## [The exercise]
Begin with the first line of the material and copy each line word for word through the line that contains "const yTicks = [-1.5, -1, -0.5, 0, 0.5, 1, 1.5, 2];"; the pictures are left out.

:::::

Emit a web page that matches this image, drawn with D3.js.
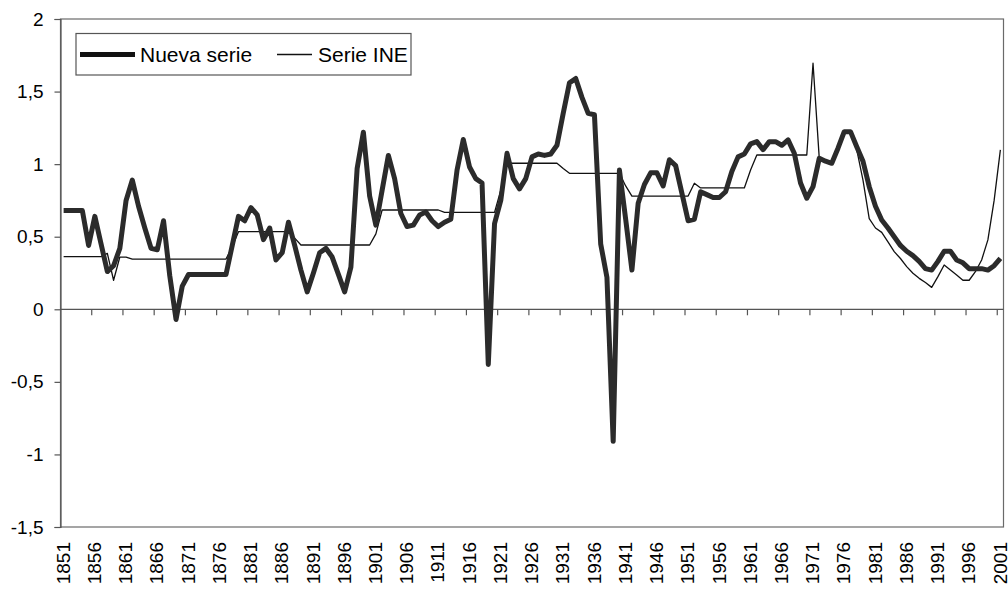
<!DOCTYPE html>
<html>
<head>
<meta charset="utf-8">
<script src="https://cdn.jsdelivr.net/npm/d3@7"></script>
<style>
    body { margin: 0; background: #fff; }
    svg text { font-family: "Liberation Sans", Arial, sans-serif; fill: #000; }
</style>
</head>
<body>
<div id="chart"></div>
<script>
// categories 1851..2001
const years = d3.range(1851, 2002);

const tickYears = [1851, 1856, 1861, 1866, 1871, 1876, 1881, 1886, 1891, 1896,
    1901, 1906, 1911, 1916, 1921, 1926, 1931, 1936, 1941, 1946,
    1951, 1956, 1961, 1966, 1971, 1976, 1981, 1986, 1991, 1996, 2001];

const yTicks = [-1.5, -1, -0.5, 0, 0.5, 1, 1.5, 2];

// Nueva serie (thick line)
const nuevaSerie = [
    0.68, 0.68, 0.68, 0.68, 0.44, 0.64, 0.45, 0.26, 0.30, 0.42,      // 1851
    0.75, 0.89, 0.71, 0.56, 0.42, 0.41, 0.61, 0.23, -0.07, 0.16,     // 1861
    0.24, 0.24, 0.24, 0.24, 0.24, 0.24, 0.24, 0.44, 0.64, 0.61,      // 1871
    0.70, 0.65, 0.48, 0.56, 0.34, 0.39, 0.60, 0.44, 0.27, 0.12,      // 1881
    0.25, 0.39, 0.42, 0.36, 0.24, 0.12, 0.29, 0.97, 1.22, 0.78,      // 1891
    0.58, 0.82, 1.06, 0.90, 0.66, 0.57, 0.58, 0.65, 0.67, 0.61,      // 1901
    0.57, 0.60, 0.62, 0.96, 1.17, 0.98, 0.90, 0.87, -0.38, 0.59,     // 1911
    0.75, 1.075, 0.90, 0.83, 0.90, 1.05, 1.07, 1.06, 1.07, 1.13,     // 1921
    1.35, 1.56, 1.59, 1.46, 1.35, 1.34, 0.45, 0.22, -0.91, 0.96,     // 1931
    0.62, 0.27, 0.73, 0.86, 0.94, 0.94, 0.85, 1.03, 0.99, 0.80,      // 1941
    0.61, 0.62, 0.81, 0.79, 0.77, 0.77, 0.81, 0.95, 1.05, 1.07,      // 1951
    1.14, 1.155, 1.10, 1.155, 1.155, 1.13, 1.167, 1.075, 0.87, 0.765, // 1961
    0.845, 1.04, 1.02, 1.006, 1.11, 1.224, 1.224, 1.12, 1.02, 0.845, // 1971
    0.71, 0.615, 0.56, 0.50, 0.44, 0.40, 0.37, 0.33, 0.28, 0.27,     // 1981
    0.33, 0.40, 0.40, 0.34, 0.32, 0.28, 0.28, 0.28, 0.27, 0.30,      // 1991
    0.35                                                             // 2001
];

// Serie INE (thin line)
const serieINE = [
    0.363, 0.363, 0.363, 0.363, 0.363, 0.363, 0.363, 0.385, 0.20, 0.36,     // 1851
    0.36, 0.346, 0.346, 0.346, 0.346, 0.346, 0.346, 0.346, 0.346, 0.346,    // 1861
    0.346, 0.346, 0.346, 0.346, 0.346, 0.346, 0.346, 0.43, 0.535, 0.535,    // 1871
    0.535, 0.535, 0.535, 0.535, 0.535, 0.535, 0.535, 0.49, 0.443, 0.443,    // 1881
    0.443, 0.443, 0.443, 0.443, 0.443, 0.443, 0.443, 0.443, 0.443, 0.443,  // 1891
    0.52, 0.684, 0.684, 0.684, 0.684, 0.684, 0.684, 0.684, 0.684, 0.684,    // 1901
    0.684, 0.668, 0.668, 0.668, 0.668, 0.668, 0.668, 0.668, 0.668, 0.668,  // 1911
    0.82, 1.006, 1.006, 1.006, 1.006, 1.006, 1.006, 1.006, 1.006, 1.006,    // 1921
    0.97, 0.937, 0.937, 0.937, 0.937, 0.937, 0.937, 0.937, 0.937, 0.937,    // 1931
    0.85, 0.78, 0.78, 0.78, 0.78, 0.78, 0.78, 0.78, 0.78, 0.78,             // 1941
    0.78, 0.868, 0.836, 0.836, 0.836, 0.836, 0.836, 0.836, 0.836, 0.836,   // 1951
    0.96, 1.063, 1.063, 1.063, 1.063, 1.063, 1.063, 1.063, 1.063, 1.063,   // 1961
    1.695, 1.04, 1.03, 1.006, 1.11, 1.224, 1.224, 1.10, 0.89, 0.625,        // 1971
    0.56, 0.53, 0.465, 0.397, 0.35, 0.294, 0.248, 0.213, 0.184, 0.151,      // 1981
    0.225, 0.305, 0.27, 0.236, 0.20, 0.20, 0.259, 0.34, 0.478, 0.75,        // 1991
    1.098                                                                   // 2001
];

const seriesNames = ["Nueva serie", "Serie INE"];

function drawChart() {
    const width = 1008, height = 590;
    const plot = {left: 60.5, right: 1003.5, top: 19, bottom: 527};

    const svg = d3.select("#chart")
        .append("svg")
        .attr("width", width)
        .attr("height", height);

    const x = d3.scaleBand()
        .domain(years)
        .range([plot.left, plot.right]);

    const y = d3.scaleLinear()
        .domain([-1.5, 2])
        .range([plot.bottom, plot.top]);

    const locale = d3.formatLocale({decimal: ",", thousands: ".", grouping: [3], currency: ["", "€"], minus: "-"});
    const fmt = locale.format("");

    // plot frame
    svg.append("rect")
        .attr("x", plot.left)
        .attr("y", plot.top)
        .attr("width", plot.right - plot.left)
        .attr("height", plot.bottom - plot.top)
        .attr("fill", "none")
        .attr("stroke", "#6a6a6a")
        .attr("stroke-width", 1.2);

    // y axis
    const yAxis = svg.append("g")
        .attr("transform", "translate(" + plot.left + ",0)")
        .call(d3.axisLeft(y).tickValues(yTicks).tickFormat(fmt).tickSize(6).tickPadding(11));
    yAxis.selectAll("line, path").attr("stroke", "#555").attr("stroke-width", 1.2);
    yAxis.selectAll("text").attr("font-size", "19px").attr("fill", "#000");

    // zero line with ticks between categories
    svg.append("line")
        .attr("x1", plot.left).attr("x2", plot.right)
        .attr("y1", y(0)).attr("y2", y(0))
        .attr("stroke", "#555").attr("stroke-width", 1.2);

    svg.selectAll(".cattick")
        .data(years.filter(function (d) { return (d - 1851) % 5 === 0 && d > 1851; }))
        .join("line")
        .attr("class", "cattick")
        .attr("x1", function (d) { return x(d); })
        .attr("x2", function (d) { return x(d); })
        .attr("y1", y(0))
        .attr("y2", y(0) + 6)
        .attr("stroke", "#555")
        .attr("stroke-width", 1.2);

    // rotated year labels under the plot
    const xAxis = svg.append("g")
        .attr("transform", "translate(0," + plot.bottom + ")")
        .call(d3.axisBottom(x).tickValues(tickYears).tickSize(0));
    xAxis.select(".domain").remove();
    xAxis.selectAll("text")
        .attr("font-size", "19px")
        .attr("fill", "#000")
        .attr("transform", "rotate(-90)")
        .attr("x", -15)
        .attr("y", -0.5)
        .attr("dy", "0.35em")
        .attr("text-anchor", "end");

    const line = function (values) {
        return d3.line()
            .x(function (d, i) { return x(years[i]) + x.bandwidth() / 2; })
            .y(function (d) { return y(d); })(values);
    };

    svg.append("path")
        .attr("d", line(serieINE))
        .attr("fill", "none")
        .attr("stroke", "#111")
        .attr("stroke-width", 1.3)
        .attr("stroke-linejoin", "round");

    svg.append("path")
        .attr("d", line(nuevaSerie))
        .attr("fill", "none")
        .attr("stroke", "#2b2b2b")
        .attr("stroke-width", 5)
        .attr("stroke-linejoin", "round");

    // legend
    const legend = svg.append("g");
    legend.append("rect")
        .attr("x", 76).attr("y", 33.5)
        .attr("width", 335).attr("height", 41.5)
        .attr("fill", "#fff")
        .attr("stroke", "#555")
        .attr("stroke-width", 1.2);

    const legendItems = [
        {name: seriesNames[0], x1: 80, x2: 135, tx: 140, w: 5},
        {name: seriesNames[1], x1: 277, x2: 312, tx: 318, w: 1.3}
    ];
    legendItems.forEach(function (d) {
        legend.append("line")
            .attr("x1", d.x1).attr("x2", d.x2)
            .attr("y1", 54.5).attr("y2", 54.5)
            .attr("stroke", "#111")
            .attr("stroke-width", d.w);
        legend.append("text")
            .attr("x", d.tx)
            .attr("y", 61.5)
            .attr("font-size", "21px")
            .text(d.name);
    });
}

drawChart();
</script>
</body>
</html>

:::::

## [Response]
Emit a web page that matches this image, drawn with D3.js.
<!DOCTYPE html>
<html>
<head>
<meta charset="utf-8">
<script src="https://cdn.jsdelivr.net/npm/d3@7"></script>
<style>
    body { margin: 0; background: #fff; }
    svg text { font-family: "Liberation Sans", Arial, sans-serif; fill: #000; }
</style>
</head>
<body>
<div id="chart"></div>
<script>
// categories 1851..2001
const years = d3.range(1851, 2002);

const tickYears = [1851, 1856, 1861, 1866, 1871, 1876, 1881, 1886, 1891, 1896,
    1901, 1906, 1911, 1916, 1921, 1926, 1931, 1936, 1941, 1946,
    1951, 1956, 1961, 1966, 1971, 1976, 1981, 1986, 1991, 1996, 2001];

const yTicks = [-1.5, -1, -0.5, 0, 0.5, 1, 1.5, 2];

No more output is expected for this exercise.